Rows from a dataset of charts and code
***
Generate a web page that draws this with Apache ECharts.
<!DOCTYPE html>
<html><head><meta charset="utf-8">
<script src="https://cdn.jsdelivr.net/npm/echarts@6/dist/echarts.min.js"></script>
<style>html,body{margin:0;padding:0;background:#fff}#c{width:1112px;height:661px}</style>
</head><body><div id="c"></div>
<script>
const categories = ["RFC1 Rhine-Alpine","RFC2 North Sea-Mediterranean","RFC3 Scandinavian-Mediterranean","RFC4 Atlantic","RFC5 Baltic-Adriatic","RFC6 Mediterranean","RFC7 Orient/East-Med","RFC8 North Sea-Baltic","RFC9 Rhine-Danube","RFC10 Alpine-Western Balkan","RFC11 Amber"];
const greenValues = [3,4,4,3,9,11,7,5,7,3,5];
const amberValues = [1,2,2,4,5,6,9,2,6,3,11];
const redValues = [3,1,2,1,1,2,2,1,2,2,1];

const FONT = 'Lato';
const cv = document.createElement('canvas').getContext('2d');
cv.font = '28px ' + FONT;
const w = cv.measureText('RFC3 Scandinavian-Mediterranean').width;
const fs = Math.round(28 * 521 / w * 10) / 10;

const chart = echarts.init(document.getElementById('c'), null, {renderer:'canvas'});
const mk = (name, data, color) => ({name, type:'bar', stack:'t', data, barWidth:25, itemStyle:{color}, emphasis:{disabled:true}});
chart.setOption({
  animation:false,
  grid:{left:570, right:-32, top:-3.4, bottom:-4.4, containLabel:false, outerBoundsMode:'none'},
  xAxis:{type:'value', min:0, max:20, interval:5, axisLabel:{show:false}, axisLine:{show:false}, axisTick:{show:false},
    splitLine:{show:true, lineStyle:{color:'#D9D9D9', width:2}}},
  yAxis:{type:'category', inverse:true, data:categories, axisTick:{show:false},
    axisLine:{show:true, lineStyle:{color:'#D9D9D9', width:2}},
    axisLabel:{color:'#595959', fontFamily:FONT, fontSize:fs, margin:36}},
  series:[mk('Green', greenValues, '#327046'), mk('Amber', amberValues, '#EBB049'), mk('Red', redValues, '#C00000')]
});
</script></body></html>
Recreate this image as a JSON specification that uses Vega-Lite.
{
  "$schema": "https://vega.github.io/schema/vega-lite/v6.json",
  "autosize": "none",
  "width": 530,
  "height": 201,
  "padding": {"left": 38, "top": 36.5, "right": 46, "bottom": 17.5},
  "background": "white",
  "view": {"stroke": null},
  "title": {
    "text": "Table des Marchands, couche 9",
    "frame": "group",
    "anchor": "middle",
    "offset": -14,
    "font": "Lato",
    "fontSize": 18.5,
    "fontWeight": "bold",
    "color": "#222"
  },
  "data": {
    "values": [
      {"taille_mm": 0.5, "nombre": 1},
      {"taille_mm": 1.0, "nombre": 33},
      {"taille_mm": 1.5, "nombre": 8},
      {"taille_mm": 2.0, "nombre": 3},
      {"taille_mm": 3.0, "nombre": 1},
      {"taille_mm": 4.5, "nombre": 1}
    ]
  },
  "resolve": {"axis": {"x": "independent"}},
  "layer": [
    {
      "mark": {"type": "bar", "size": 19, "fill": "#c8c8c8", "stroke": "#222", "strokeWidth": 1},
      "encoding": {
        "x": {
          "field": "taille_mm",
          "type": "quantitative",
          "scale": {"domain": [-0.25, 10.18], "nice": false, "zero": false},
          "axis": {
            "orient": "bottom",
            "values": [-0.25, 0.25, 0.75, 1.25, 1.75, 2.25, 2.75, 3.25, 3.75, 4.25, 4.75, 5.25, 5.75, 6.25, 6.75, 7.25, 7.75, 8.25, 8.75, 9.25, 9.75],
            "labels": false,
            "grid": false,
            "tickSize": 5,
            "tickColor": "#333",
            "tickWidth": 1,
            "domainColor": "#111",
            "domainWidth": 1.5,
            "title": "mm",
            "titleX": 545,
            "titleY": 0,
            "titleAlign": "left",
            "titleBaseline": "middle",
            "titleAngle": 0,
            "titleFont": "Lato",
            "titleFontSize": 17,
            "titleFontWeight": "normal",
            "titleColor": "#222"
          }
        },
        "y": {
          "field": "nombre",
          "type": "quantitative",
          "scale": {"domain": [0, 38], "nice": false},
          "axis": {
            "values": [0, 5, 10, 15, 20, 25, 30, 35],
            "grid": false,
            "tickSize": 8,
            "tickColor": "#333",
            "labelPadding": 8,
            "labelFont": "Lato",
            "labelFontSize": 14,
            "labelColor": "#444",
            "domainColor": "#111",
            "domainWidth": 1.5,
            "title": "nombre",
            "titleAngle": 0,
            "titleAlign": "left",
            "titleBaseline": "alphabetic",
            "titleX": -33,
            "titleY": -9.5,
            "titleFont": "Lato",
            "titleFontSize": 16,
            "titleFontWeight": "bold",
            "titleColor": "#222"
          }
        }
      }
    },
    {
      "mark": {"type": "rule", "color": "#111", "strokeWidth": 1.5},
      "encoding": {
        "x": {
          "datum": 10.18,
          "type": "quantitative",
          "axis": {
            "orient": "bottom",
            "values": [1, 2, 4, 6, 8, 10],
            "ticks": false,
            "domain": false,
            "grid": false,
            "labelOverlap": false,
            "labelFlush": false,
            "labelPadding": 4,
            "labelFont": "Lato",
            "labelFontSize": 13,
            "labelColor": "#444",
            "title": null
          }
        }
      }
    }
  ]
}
***
#### Exercise requirements
Reproduce exactly, and only, the lines from the start of the entries through the one that contains "const fs = Math.round(28".

#### Exercise solution
Generate a web page that draws this with Apache ECharts.
<!DOCTYPE html>
<html><head><meta charset="utf-8">
<script src="https://cdn.jsdelivr.net/npm/echarts@6/dist/echarts.min.js"></script>
<style>html,body{margin:0;padding:0;background:#fff}#c{width:1112px;height:661px}</style>
</head><body><div id="c"></div>
<script>
const categories = ["RFC1 Rhine-Alpine","RFC2 North Sea-Mediterranean","RFC3 Scandinavian-Mediterranean","RFC4 Atlantic","RFC5 Baltic-Adriatic","RFC6 Mediterranean","RFC7 Orient/East-Med","RFC8 North Sea-Baltic","RFC9 Rhine-Danube","RFC10 Alpine-Western Balkan","RFC11 Amber"];
const greenValues = [3,4,4,3,9,11,7,5,7,3,5];
const amberValues = [1,2,2,4,5,6,9,2,6,3,11];
const redValues = [3,1,2,1,1,2,2,1,2,2,1];

const FONT = 'Lato';
const cv = document.createElement('canvas').getContext('2d');
cv.font = '28px ' + FONT;
const w = cv.measureText('RFC3 Scandinavian-Mediterranean').width;
const fs = Math.round(28 * 521 / w * 10) / 10;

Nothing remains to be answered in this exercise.